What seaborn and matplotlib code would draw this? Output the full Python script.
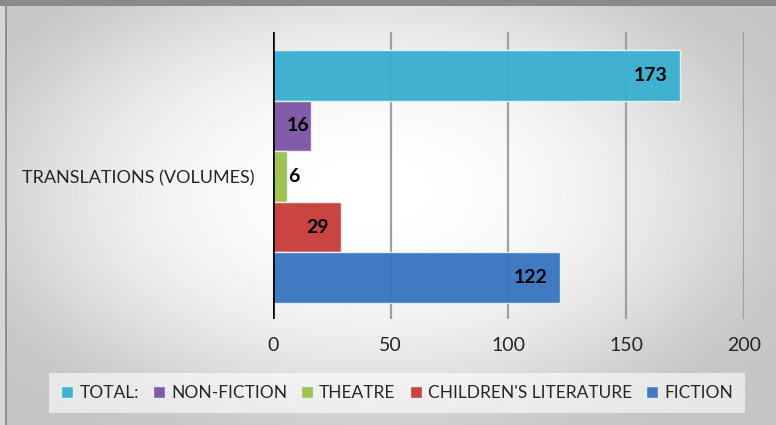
import numpy as np
import pandas as pd
import matplotlib
matplotlib.use("Agg")
import matplotlib.pyplot as plt
import matplotlib.transforms as mtransforms
from matplotlib.patches import Rectangle
import seaborn as sns

# Chart data
categories = ["TRANSLATIONS (VOLUMES)"]
series = ["TOTAL:", "NON-FICTION", "THEATRE", "CHILDREN'S LITERATURE", "FICTION"]
volumes = [173, 16, 6, 29, 122]
colors = ["#3AAFD0", "#7D55A6", "#9BC04A", "#C83C3A", "#3875C1"]
x_ticks = [0, 50, 100, 150, 200]

df = pd.DataFrame({
    "category": categories * len(series),
    "series": series,
    "volumes": volumes,
})

sns.set_theme(style="white")
plt.rcParams["font.family"] = ["Lato", "DejaVu Sans"]
text_color = "#262626"

W, H = 776, 425
fig = plt.figure(figsize=(W / 100, H / 100), dpi=100)

# Soft radial gradient backdrop: white centre fading to light grey edges
bg = fig.add_axes([0, 0, 1, 1], zorder=-10)
yy, xx = np.mgrid[0:1:400j, 0:1:700j]
r2 = ((xx - 0.48) / 0.55) ** 2 + ((yy - 0.45) / 0.6) ** 2
raw = 1.0 - 0.2 * r2 - 0.05 * r2 ** 2
floor, soft = 0.77, 0.04
shade = floor + soft * np.logaddexp(0, (raw - floor) / soft)
shade = np.clip(shade, 0, 1)
bg.imshow(shade, cmap="gray", vmin=0, vmax=1, aspect="auto",
          extent=[0, 1, 0, 1], origin="upper", interpolation="bilinear")
bg.set_xlim(0, 1)
bg.set_ylim(0, 1)
bg.axis("off")

# Frame around the chart area
fig.patches.append(Rectangle((0, 0), 5 / W, 1, transform=fig.transFigure,
                             facecolor="#d6d6d6", edgecolor="none", zorder=-5))
fig.patches.append(Rectangle((0, 1 - 6 / H), 1, 6 / H, transform=fig.transFigure,
                             facecolor="#8a8a8a", edgecolor="none", zorder=-5))
fig.lines.append(plt.Line2D([5.5 / W, 5.5 / W], [0, 1 - 6 / H], transform=fig.transFigure,
                            color="#8e8e8e", lw=1.4, zorder=-4))

ax = fig.add_axes([273 / W, 1 - 319 / H, 471 / W, 287 / H])
ax.patch.set_alpha(0)

sns.barplot(data=df, x="volumes", y="category", hue="series", hue_order=series,
            palette=colors, orient="h", width=0.8, saturation=1, ax=ax,
            edgecolor="#e8f2f8", linewidth=1.0, alpha=0.96, zorder=3)

ax.set_xlim(0, 200)
ax.set_ylim(0.4506, -0.457)
ax.set_xticks(x_ticks)
ax.set_xticklabels([str(t) for t in x_ticks])
ax.set_xlabel("")
ax.set_ylabel("")
for s in ax.spines.values():
    s.set_visible(False)
ax.grid(axis="x", color="#a0a0a0", linewidth=1.6, zorder=1)
ax.grid(axis="y", visible=False)
ax.axvline(0, color="black", linewidth=2.6, zorder=4)
ax.tick_params(axis="x", length=0, pad=13, labelsize=14, labelcolor=text_color)
ax.tick_params(axis="y", length=0, pad=13, labelsize=13, labelcolor=text_color)

# Legend in a light box under the axis
handles, labels = ax.get_legend_handles_labels()
ax.get_legend().remove()
leg = fig.legend(handles, labels, loc="center", ncol=5,
                 bbox_to_anchor=(397 / W, 1 - 393 / H),
                 fontsize=12.5, frameon=True, fancybox=False,
                 handlelength=0.7, handleheight=0.7, handletextpad=0.35,
                 columnspacing=0.8, borderpad=0.7)
leg.get_frame().set_facecolor("white")
leg.get_frame().set_alpha(0.6)
leg.get_frame().set_edgecolor("none")
for t in leg.get_texts():
    t.set_color(text_color)


def shifted(dx_px):
    return ax.transData + mtransforms.ScaledTranslation(dx_px / 100, 0, fig.dpi_scale_trans)


# Value labels: inside the bar end when there is room, otherwise just outside
fig.canvas.draw()
renderer = fig.canvas.get_renderer()
x0 = ax.transData.transform((0, 0))[0]
for cont in ax.containers:
    for bar, val in zip(cont, cont.datavalues):
        y = bar.get_y() + bar.get_height() / 2
        end = bar.get_x() + bar.get_width()
        txt = ax.text(end, y, f"{val:g}", fontsize=14, fontweight="bold",
                      color="black", va="center", ha="right", zorder=5)
        tw = txt.get_window_extent(renderer).width
        bar_px = ax.transData.transform((end, 0))[0] - x0
        if bar_px < tw + 12:
            txt.set_ha("left")
            txt.set_transform(shifted(1))
        elif bar_px < tw + 28:
            txt.set_transform(shifted(-1))
        else:
            txt.set_transform(shifted(-12.5))

fig.savefig("out.png", dpi=100)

* * *

▸ AIM OF THE EXERCISE: Return nothing but the lines running from the start of the data to the line with "import seaborn as sns", please, both ends included and no pictures.

▸ RESULT OF THE EXERCISE:
What seaborn and matplotlib code would draw this? Output the full Python script.
import numpy as np
import pandas as pd
import matplotlib
matplotlib.use("Agg")
import matplotlib.pyplot as plt
import matplotlib.transforms as mtransforms
from matplotlib.patches import Rectangle
import seaborn as sns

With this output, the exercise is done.